Lange Zeit verstand der Mann diesen Traum nicht, doch plötzlich kam ihm ein guter Gedanke. Er fuhr sogleich zu einem Goldschmied in die Stadt und bestellte einen silbernen Pflug, den er sofort mit blanken Talern bezahlte. Nach acht Tagen schon konnte er ihn holen, und nunging er sogleich ans Werk. In der nächsten Nacht, sobald die Glocke zwölf schlug, machte er sich auf, unter dem rechten Arm den Silberpflug, unter dem linken einen prächtigen roten Hahn. Vor der Scheune spannte er den Hahn vor den silbernen Pflug, öffnete das, Tor und fuhr nach der Stelle, wo der Schatz verborgen lag. Obgleich kein Mondschein in die Scheune fiel, war es doch fast taghell darin, denn der Pflug leuchtete und der Hahn glänzte wie helloderndes Feuer.

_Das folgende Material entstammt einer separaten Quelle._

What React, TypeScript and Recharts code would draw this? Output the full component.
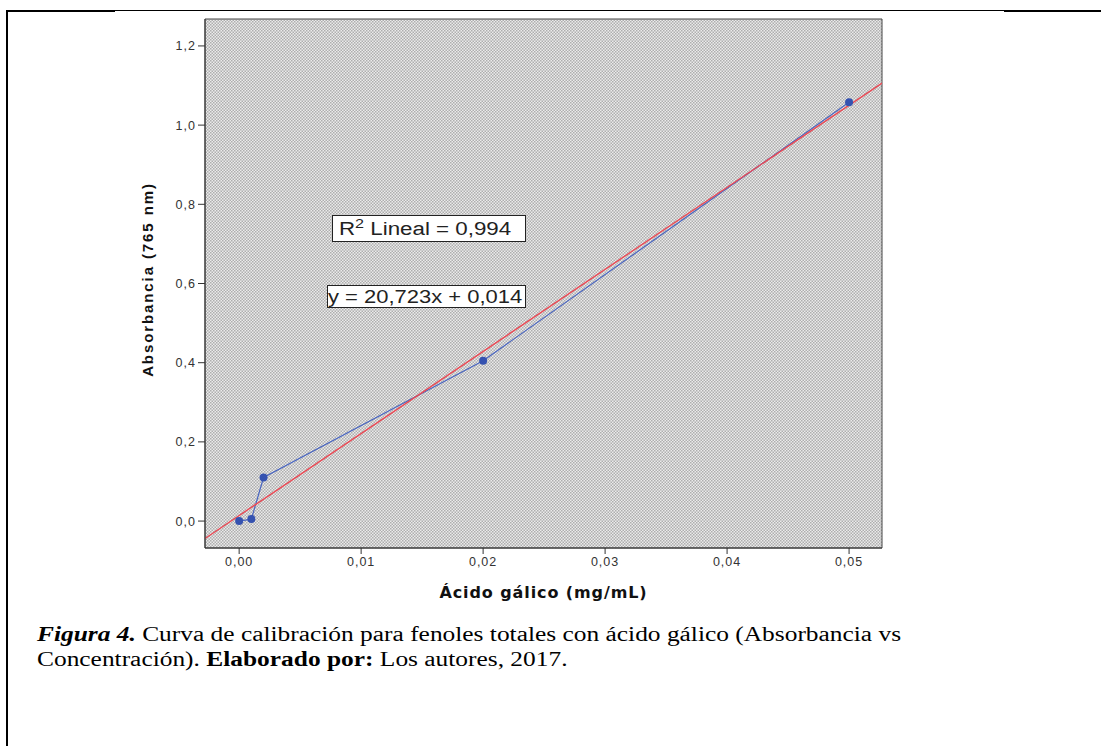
import {
  ComposedChart,
  Line,
  XAxis,
  YAxis,
  CartesianGrid,
  ReferenceArea,
  Label,
} from "recharts";

// concentración de ácido gálico (mg/mL) y absorbancia medida
const concentracion = [0, 0.001, 0.002, 0.02, 0.05];
const absorbancia = [0.0, 0.005, 0.11, 0.405, 1.058];

const xTicks = [0, 0.01, 0.02, 0.03, 0.04, 0.05];
const yTicks = [0, 0.2, 0.4, 0.6, 0.8, 1.0, 1.2];

const xDomain: [number, number] = [-0.0028, 0.0527];
const yDomain: [number, number] = [-0.068, 1.268];

// regresión lineal reportada
const pendiente = 20.723;
const intercepto = 0.014;
const r2 = "0,994";

const puntos = concentracion.map((x, i) => ({ x, y: absorbancia[i] }));
const ajuste = xDomain.map((x) => ({ x, fit: pendiente * x + intercepto }));

const fmt = (d: number) => (v: number) => v.toFixed(d).replace(".", ",");

const tickStyle = {
  fill: "#333",
  fontSize: 12.5,
  fontFamily: "Liberation Sans, Arial, sans-serif",
  letterSpacing: 1,
};

// la figura original está algo estirada en horizontal
const ancho = (s: number) => ({
  display: "inline-block",
  transform: `scaleX(${s})`,
  transformOrigin: "left center",
});

export default function App() {
  return (
    <div
      style={{
        position: "absolute",
        left: 0,
        top: 0,
        width: 1101,
        height: 746,
        background: "#fff",
        overflow: "hidden",
      }}
    >
      {/* marco de la página */}
      <div style={{ position: "absolute", left: 7, top: 10, width: 108, height: 2, background: "#000" }} />
      <div style={{ position: "absolute", left: 115, top: 10, width: 889, height: 1, background: "#000" }} />
      <div style={{ position: "absolute", left: 1004, top: 10, width: 97, height: 2, background: "#000" }} />
      <div style={{ position: "absolute", left: 6, top: 10, width: 2, height: 736, background: "#000" }} />

      <ComposedChart
        width={1101}
        height={746}
        data={puntos}
        margin={{ top: 19, right: 219, left: 145, bottom: 168 }}
      >
        <defs>
          <pattern id="puntos" width="3" height="3" patternUnits="userSpaceOnUse">
            <rect width="3" height="3" fill="#ebebeb" />
            <rect x="0" y="0" width="1.5" height="1.5" fill="#aeaeae" />
            <rect x="1.5" y="1.5" width="1.5" height="1.5" fill="#aeaeae" />
          </pattern>
        </defs>
        <CartesianGrid horizontal={false} vertical={false} fill="url(#puntos)" />
        <XAxis
          type="number"
          dataKey="x"
          domain={xDomain}
          ticks={xTicks}
          allowDataOverflow
          tickFormatter={fmt(2)}
          tick={tickStyle}
          tickSize={6}
          tickMargin={3}
          height={30}
          stroke="#333"
        >
          <Label
            value="Ácido gálico (mg/mL)"
            position="center"
            dy={29}
            style={{
              fontFamily: "DejaVu Sans, sans-serif",
              fontWeight: 700,
              fontSize: 16,
              letterSpacing: 0.9,
              fill: "#111",
            }}
          />
        </XAxis>
        <YAxis
          type="number"
          domain={yDomain}
          ticks={yTicks}
          allowDataOverflow
          tickFormatter={fmt(1)}
          tick={tickStyle}
          tickSize={7}
          tickMargin={2}
          width={60}
          stroke="#333"
        >
          <Label
            value="Absorbancia (765 nm)"
            position="center"
            angle={-90}
            dx={-27}
            dy={-4}
            style={{
              fontFamily: "Liberation Sans, Arial, sans-serif",
              fontWeight: 700,
              fontSize: 15,
              letterSpacing: 1.9,
              fill: "#111",
            }}
          />
        </YAxis>
        <ReferenceArea
          x1={xDomain[0]}
          x2={xDomain[1]}
          y1={yDomain[0]}
          y2={yDomain[1]}
          fill="none"
          stroke="#444"
          strokeWidth={1}
          fillOpacity={0}
        />
        <Line
          dataKey="y"
          stroke="#4a66c0"
          strokeWidth={1.2}
          dot={{ r: 4, fill: "#3552b0", stroke: "#3552b0", strokeWidth: 0 }}
          isAnimationActive={false}
        />
        <Line
          data={ajuste}
          dataKey="fit"
          stroke="#ea4a55"
          strokeWidth={1.4}
          dot={false}
          isAnimationActive={false}
        />
      </ComposedChart>

      {/* anotaciones de la regresión */}
      <div
        style={{
          position: "absolute",
          left: 332,
          top: 215,
          width: 186,
          height: 25,
          border: "1px solid #222",
          background: "#fff",
          fontFamily: "Liberation Sans, Arial, sans-serif",
          fontSize: 18,
          lineHeight: "26px",
          color: "#222",
          paddingLeft: 6,
          boxSizing: "content-box",
          whiteSpace: "nowrap",
        }}
      >
        <span style={ancho(1.24)}>
          R<sup style={{ fontSize: 13, verticalAlign: "7px", lineHeight: 0 }}>2</sup> Lineal = {r2}
        </span>
      </div>
      <div
        style={{
          position: "absolute",
          left: 327,
          top: 285,
          width: 197,
          height: 21,
          border: "1px solid #222",
          background: "#fff",
          fontFamily: "Liberation Sans, Arial, sans-serif",
          fontSize: 18,
          lineHeight: "22px",
          color: "#222",
          whiteSpace: "nowrap",
          overflow: "hidden",
        }}
      >
        <span style={ancho(1.22)}>
          y = {fmt(3)(pendiente)}x + {fmt(3)(intercepto)}
        </span>
      </div>

      {/* pie de figura */}
      <div
        style={{
          position: "absolute",
          left: 37,
          top: 622,
          width: 760,
          fontFamily: "Liberation Serif, Times New Roman, serif",
          fontSize: 20,
          lineHeight: "25px",
          color: "#000",
          transform: "scaleX(1.27)",
          transformOrigin: "left top",
          whiteSpace: "nowrap",
        }}
      >
        <b>
          <i>Figura 4.</i>
        </b>{" "}
        Curva de calibración para fenoles totales con ácido gálico (Absorbancia vs
        <br />
        Concentración). <b>Elaborado por:</b> Los autores, 2017.
      </div>
    </div>
  );
}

Schweigend begann der Mann im Kreise zu ackern und die Erdschollen zur Seite zu pflügen. Obwohl ein Gebrause und ein schreckliches Stimmengewirr anhob, verrichtete er in tiefster Ruhe seine Arbeit, bis er an den Deckel des Kessels stieß und den Schatz in all seiner Herrlichkeit gehoben hatte. Dann packte er alles in Körbe und eilte damit in den Hof, um es zu bergen. Nun machten die Leute freilich große Augen und freuten sich des wiedergewonnenen Gutes, und im Herbst gab es eine lustige Hochzeit.

Der Silberpflug blieb lange Zeit ein Wahrzeichen der Familie, bis er im Schwedenkrieg verlorenging.